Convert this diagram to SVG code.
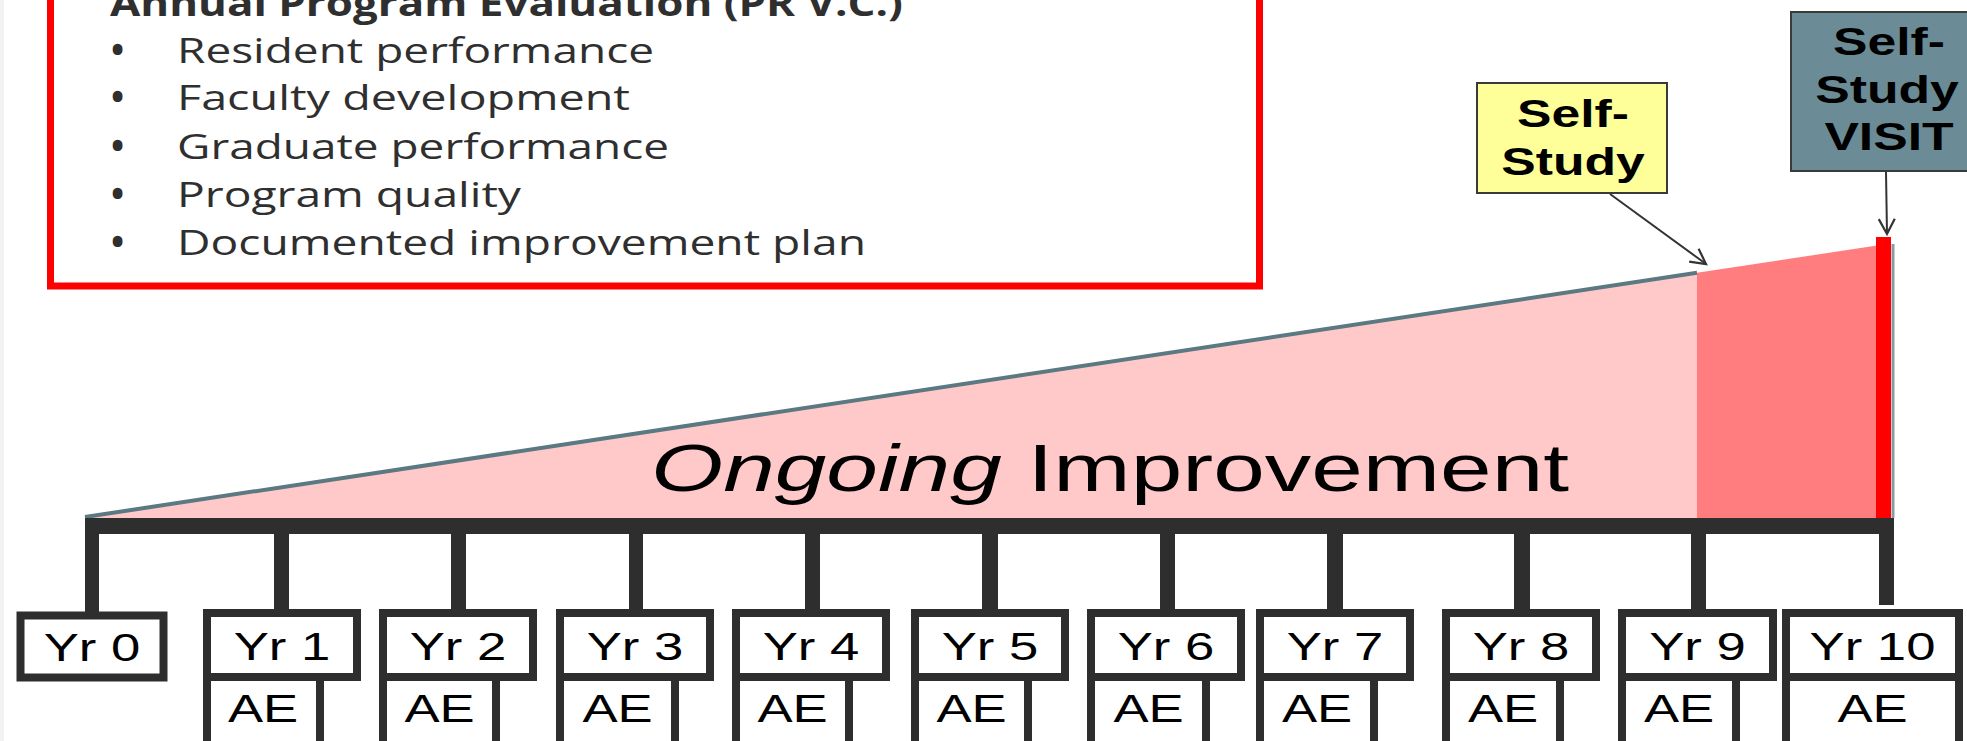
<svg xmlns="http://www.w3.org/2000/svg" width="1967" height="741" viewBox="0 0 1967 741">
  <defs>
    <style>
      .list{font-family:"Open Sans","Liberation Sans",sans-serif;font-size:35px;fill:#2f2f2f}
      .bul{font-weight:bold}
      .title{font-family:"Open Sans","Liberation Sans",sans-serif;font-size:35px;font-weight:bold;fill:#2f2f2f}
      .yr{fill:#fff;stroke:#2e2e2e;stroke-width:8}
      .lbl{font-family:"Liberation Sans",Arial,sans-serif;font-size:39px;fill:#000;text-anchor:middle}
      .big{font-family:"Liberation Sans",Arial,sans-serif;font-size:67px;fill:#000}
      .call{font-family:"Liberation Sans",Arial,sans-serif;font-size:38px;font-weight:bold;fill:#000;text-anchor:middle}
      .leg{fill:#2e2e2e}
      .arrow{stroke:#333;stroke-width:2;fill:none}
    </style>
    <marker id="vhead" markerUnits="userSpaceOnUse" markerWidth="20" markerHeight="20" viewBox="-16 -10 20 20" refX="0" refY="0" orient="auto">
      <path d="M-15,-8 L0,0 L-15,8" fill="none" stroke="#333" stroke-width="2.2"/>
    </marker>
  </defs>
  <rect x="0" y="0" width="1967" height="741" fill="#fff"/>
  <rect x="0" y="0" width="4" height="741" fill="#f2f2f2"/>

  <g id="node-annual-program-evaluation">
    <rect x="50.5" y="-20" width="1209" height="306" fill="#fff" stroke="#ff0000" stroke-width="7"/>
    <text class="title" x="110" y="16" textLength="793" lengthAdjust="spacingAndGlyphs">Annual Program Evaluation (PR V.C.)</text>
    <text class="list" y="63"><tspan class="bul" x="111">•</tspan><tspan x="177" textLength="477" lengthAdjust="spacingAndGlyphs">Resident performance</tspan></text>
    <text class="list" y="110"><tspan class="bul" x="111">•</tspan><tspan x="177" textLength="453" lengthAdjust="spacingAndGlyphs">Faculty development</tspan></text>
    <text class="list" y="159"><tspan class="bul" x="111">•</tspan><tspan x="177" textLength="492" lengthAdjust="spacingAndGlyphs">Graduate performance</tspan></text>
    <text class="list" y="207"><tspan class="bul" x="111">•</tspan><tspan x="177" textLength="344" lengthAdjust="spacingAndGlyphs">Program quality</tspan></text>
    <text class="list" y="255"><tspan class="bul" x="111">•</tspan><tspan x="177" textLength="689" lengthAdjust="spacingAndGlyphs">Documented improvement plan</tspan></text>
  </g>

  <g id="ongoing-improvement">
    <polygon points="85,517 1697,272.8 1697,518 85,518" fill="#ffc9c9"/>
    <polygon points="1697,272.8 1877,245.5 1877,518 1697,518" fill="#ff7d7f"/>
    <line x1="85" y1="517" x2="1697" y2="272.8" stroke="#5b7982" stroke-width="4"/>
    <rect x="1876" y="237" width="15" height="281" fill="#ff0000"/>
    <line x1="1893" y1="244" x2="1893" y2="518" stroke="#8a9ba0" stroke-width="3"/>
    <text class="big" transform="translate(651,491) scale(1.385,1)"><tspan font-style="italic">Ongoing</tspan> Improvement</text>
  </g>

  <g id="connectors">
    <rect class="leg" x="85" y="518" width="1809" height="16"/>
    <rect class="leg" x="85" y="530" width="14" height="83"/>
    <rect class="leg" x="274" y="530" width="15" height="82"/>
    <rect class="leg" x="451" y="530" width="15" height="82"/>
    <rect class="leg" x="629" y="530" width="14" height="82"/>
    <rect class="leg" x="805" y="530" width="15" height="82"/>
    <rect class="leg" x="982" y="530" width="16" height="82"/>
    <rect class="leg" x="1160" y="530" width="15" height="82"/>
    <rect class="leg" x="1327" y="530" width="16" height="82"/>
    <rect class="leg" x="1514" y="530" width="16" height="82"/>
    <rect class="leg" x="1691" y="530" width="15" height="82"/>
    <rect class="leg" x="1879" y="530" width="15" height="75"/>
    <line class="arrow" x1="1610" y1="194" x2="1706" y2="264" marker-end="url(#vhead)"/>
    <line class="arrow" x1="1886" y1="172" x2="1887" y2="234" marker-end="url(#vhead)"/>
  </g>

  <g id="node-self-study">
    <rect x="1477" y="83" width="190" height="110" fill="#ffff99" stroke="#3a3a3a" stroke-width="2"/>
    <text class="call" transform="translate(1573,127) scale(1.36,1)">Self-</text>
    <text class="call" transform="translate(1573,175) scale(1.36,1)">Study</text>
  </g>

  <g id="node-self-study-visit">
    <rect x="1791" y="12" width="180" height="159" fill="#6b8c96" stroke="#3a3a3a" stroke-width="2"/>
    <text class="call" transform="translate(1889,55) scale(1.36,1)">Self-</text>
    <text class="call" transform="translate(1887,103) scale(1.36,1)">Study</text>
    <text class="call" transform="translate(1889,150) scale(1.36,1)">VISIT</text>
  </g>

  <g id="node-yr0">
    <rect class="yr" x="20.5" y="615.5" width="143" height="62" stroke-width="9"/>
    <text class="lbl" transform="translate(92,661) scale(1.35,1)">Yr 0</text>
  </g>
  <g id="node-yr1">
    <rect class="yr" x="207" y="677" width="113" height="70"/>
    <rect class="yr" x="207" y="613" width="150" height="64"/>
    <text class="lbl" transform="translate(282,660) scale(1.35,1)">Yr 1</text>
    <text class="lbl" transform="translate(263,722) scale(1.35,1)">AE</text>
  </g>
  <g id="node-yr2">
    <rect class="yr" x="383" y="677" width="113" height="70"/>
    <rect class="yr" x="383" y="613" width="150" height="64"/>
    <text class="lbl" transform="translate(458,660) scale(1.35,1)">Yr 2</text>
    <text class="lbl" transform="translate(439.5,722) scale(1.35,1)">AE</text>
  </g>
  <g id="node-yr3">
    <rect class="yr" x="560" y="677" width="115" height="70"/>
    <rect class="yr" x="560" y="613" width="150" height="64"/>
    <text class="lbl" transform="translate(635,660) scale(1.35,1)">Yr 3</text>
    <text class="lbl" transform="translate(617.5,722) scale(1.35,1)">AE</text>
  </g>
  <g id="node-yr4">
    <rect class="yr" x="736" y="677" width="113" height="70"/>
    <rect class="yr" x="736" y="613" width="150" height="64"/>
    <text class="lbl" transform="translate(811,660) scale(1.35,1)">Yr 4</text>
    <text class="lbl" transform="translate(792.5,722) scale(1.35,1)">AE</text>
  </g>
  <g id="node-yr5">
    <rect class="yr" x="915" y="677" width="113" height="70"/>
    <rect class="yr" x="915" y="613" width="150" height="64"/>
    <text class="lbl" transform="translate(990,660) scale(1.35,1)">Yr 5</text>
    <text class="lbl" transform="translate(971.5,722) scale(1.35,1)">AE</text>
  </g>
  <g id="node-yr6">
    <rect class="yr" x="1091" y="677" width="115" height="70"/>
    <rect class="yr" x="1091" y="613" width="150" height="64"/>
    <text class="lbl" transform="translate(1166,660) scale(1.35,1)">Yr 6</text>
    <text class="lbl" transform="translate(1148.5,722) scale(1.35,1)">AE</text>
  </g>
  <g id="node-yr7">
    <rect class="yr" x="1260" y="677" width="114" height="70"/>
    <rect class="yr" x="1260" y="613" width="150" height="64"/>
    <text class="lbl" transform="translate(1335,660) scale(1.35,1)">Yr 7</text>
    <text class="lbl" transform="translate(1317,722) scale(1.35,1)">AE</text>
  </g>
  <g id="node-yr8">
    <rect class="yr" x="1446" y="677" width="114" height="70"/>
    <rect class="yr" x="1446" y="613" width="150" height="64"/>
    <text class="lbl" transform="translate(1521,660) scale(1.35,1)">Yr 8</text>
    <text class="lbl" transform="translate(1503,722) scale(1.35,1)">AE</text>
  </g>
  <g id="node-yr9">
    <rect class="yr" x="1622" y="677" width="114" height="70"/>
    <rect class="yr" x="1622" y="613" width="151" height="64"/>
    <text class="lbl" transform="translate(1697.5,660) scale(1.35,1)">Yr 9</text>
    <text class="lbl" transform="translate(1679,722) scale(1.35,1)">AE</text>
  </g>
  <g id="node-yr10">
    <rect class="yr" x="1786" y="677" width="173" height="70"/>
    <rect class="yr" x="1786" y="613" width="173" height="64"/>
    <text class="lbl" transform="translate(1872.5,660) scale(1.35,1)">Yr 10</text>
    <text class="lbl" transform="translate(1872.5,722) scale(1.35,1)">AE</text>
  </g>
</svg>
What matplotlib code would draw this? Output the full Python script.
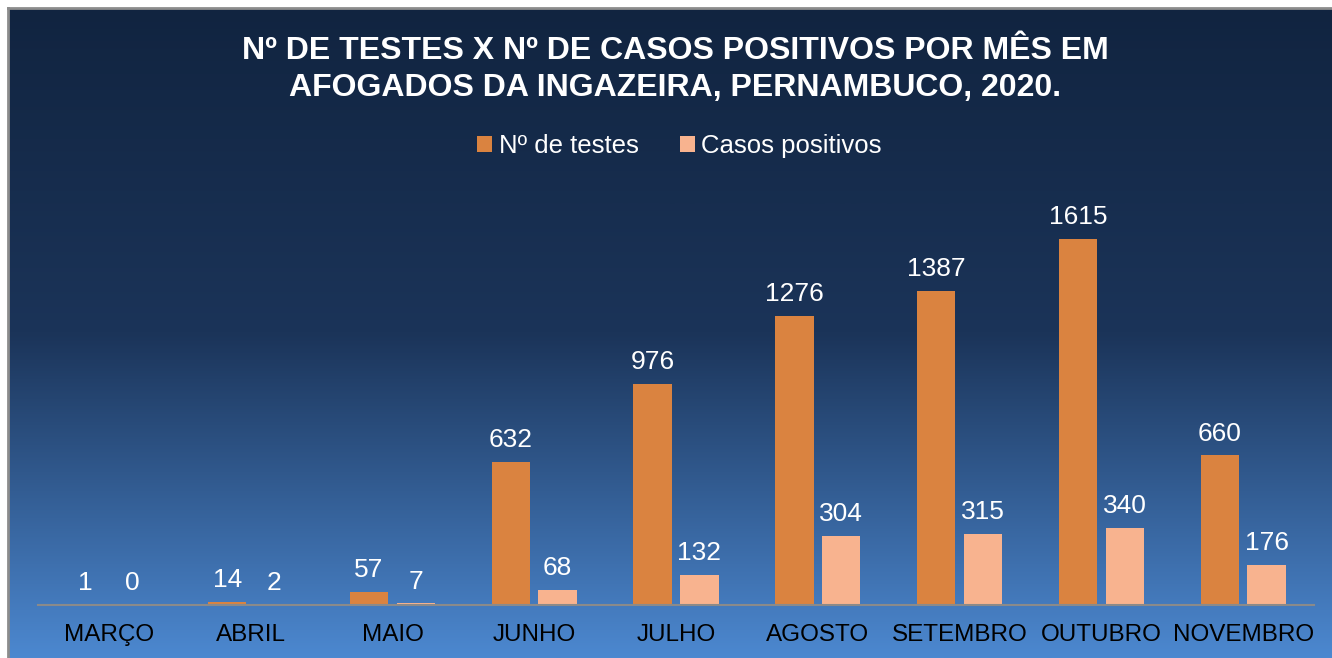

■ ■ ■ ■ ■ ■ ■

GIVEN EXERCISE =>
Pull out the lines above in which the word "this" appears.

WRITTEN RESPONSE =>
Convert this diagram to SVG code.
What matplotlib code would draw this? Output the full Python script.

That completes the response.